The most common tool used by these self-aggrandizing officials is the wrongful or abusive use of the power to transfer their subordinates from one unit to another or to the "freezer" unit they invented as "Personnel Holding and Accounting Unit."

The law that created the PNP, which is RA 6975, and its amending act that is RA 8551 do not authorize the PNP to create a unit to hold their subordinates in "freezers" doing nothing.  It is a sin of malversation to give salaries to policemen who are doing nothing, the people paid them to serve and protect.

To the contrary, Section 63, Paragraph iii of RA 8551 makes it as a general rule to assign policemen in their place of recruitment or place of residence.  In implementing this provision, Napolcom Memorandum Circular 2002-007 commands that ONLY IN EMERGENCY SITUATION or AS A LAST OPTION that a policeman can be transferred outside the region of his assignment.

This is the reason that I detest to the thought of allowing PMAers to serve in the police service that is basically CIVIL SERVICE.  It is difficult to readjust the characters of a PMA lot to fit in the attitudes required in the civil service.

I am hoping that the PNP chief, Director General Alan La Madrid Purisima, a PMAer, would rise from his chair to be an agent of change in the PNP leadership mentality for them to kick off that culture of "chain of command" and embrace the "culture of respect" for each other.

Anyway, the first victory given me by the RTC of Pasay was a Temporary Restraining Order (TRO) enjoining the PNP from throwing my nine clients to Tacloban City.

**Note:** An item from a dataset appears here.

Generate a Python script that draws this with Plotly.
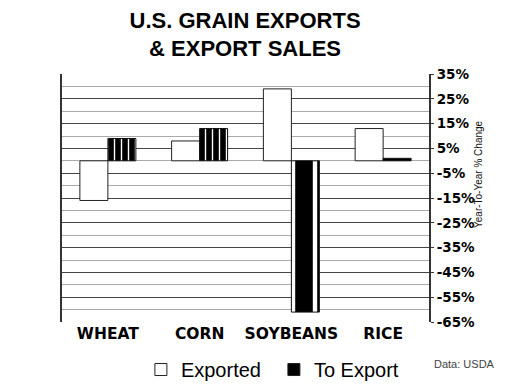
import plotly.graph_objects as go

categories = ["WHEAT", "CORN", "SOYBEANS", "RICE"]
exported = [-16, 8, 29, 13]
to_export = [9, 13, -61, 1]
tick_vals = [35, 25, 15, 5, -5, -15, -25, -35, -45, -55, -65]
tick_text = [f"{v}%" for v in tick_vals]
minor_vals = [30, 20, 10, 0, -10, -20, -30, -40, -50, -60]

FONT = "Liberation Sans, Arial, sans-serif"
WIDE = "DejaVu Sans, Verdana, sans-serif"
BW = 0.305

fig = go.Figure()
fig.add_trace(go.Bar(
    x=categories, y=exported, name="Exported", showlegend=False,
    width=BW, offset=-BW,
    marker=dict(color="white", line=dict(color="#222", width=1)),
))
fig.add_trace(go.Bar(
    x=categories, y=to_export, name="To Export", showlegend=False,
    width=BW, offset=0,
    marker=dict(color="black", line=dict(color="#111", width=1),
                pattern=dict(shape=["|", "|", "|", ""], fgcolor="white", bgcolor="black",
                             size=[7, 7, 22, 7], solidity=0.2, fillmode="replace")),
))
# legend entries (solid swatches as in the reference)
fig.add_trace(go.Bar(x=[None], y=[None], name="Exported",
                     marker=dict(color="white", line=dict(color="#222", width=1))))
fig.add_trace(go.Bar(x=[None], y=[None], name="To Export",
                     marker=dict(color="black", line=dict(color="#222", width=1))))

fig.update_layout(
    width=512, height=381,
    margin=dict(l=54, r=91, t=66, b=67, autoexpand=False),
    paper_bgcolor="white", plot_bgcolor="white",
    barmode="overlay",
    font=dict(family=FONT, color="black"),
    title=dict(text="<b>U.S. GRAIN EXPORTS<br>& EXPORT SALES</b>",
               x=0.463, xanchor="center", yref="container", y=0.948, yanchor="bottom",
               font=dict(size=22, family=FONT), automargin=False),
    showlegend=True,
    legend=dict(orientation="h", x=0.215, xanchor="left", y=-0.113, yanchor="top",
                font=dict(size=20, family=FONT), traceorder="normal",
                itemwidth=30, entrywidth=88, entrywidthmode="pixels"),
    xaxis=dict(showgrid=False, ticks="", showline=False, automargin=False,
               tickfont=dict(size=15.5, family=WIDE, weight="bold")),
    yaxis=dict(side="right", range=[-65, 35], tickvals=tick_vals, ticktext=tick_text,
               showgrid=True, gridcolor="#444", gridwidth=1, automargin=False,
               zeroline=False, showline=True, linecolor="#333", linewidth=2, mirror=True,
               ticks="outside", ticklen=3, tickcolor="#333",
               tickfont=dict(size=13.5, family=WIDE, weight="bold"),
               minor=dict(tickvals=minor_vals, showgrid=True, gridcolor="#aaa", gridwidth=1, ticks="")),
    annotations=[
        dict(text="Data: USDA", xref="paper", yref="paper", x=1.008, y=-0.169,
             xanchor="left", yanchor="middle", showarrow=False,
             font=dict(size=11, family=FONT, color="#444")),
        dict(text="Year-To-Year % Change", xref="paper", yref="paper", x=1.135, y=0.595,
             xanchor="center", yanchor="middle", showarrow=False, textangle=-90,
             font=dict(size=10, family="Liberation Sans Narrow, Liberation Sans, Arial", color="#111")),
    ],
)

fig.write_html("out.html")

These policemen clients of mine who I call as "The Lucky Nine" are:

1. PCI JOSELITO STA. TERESA;
2. PSI FERANDNO FERRER;
3. PO3 FERDINAND ABANTO;
4. PO3 BOUCHARD RAMOS;
5. PO2 AURELIO STO. TOMAS;
6. PO2 JULIUS MALINDOG;
7. PO1 EDUARDO SANTOS JR.;
8. PO1 WILBERTO MUROS; and
9. PO1 ELIZALDE LAGMAN JR.

I hope the God of Justice will reign over the minds of these generals, whose egos must have now been ticked up to the hilt.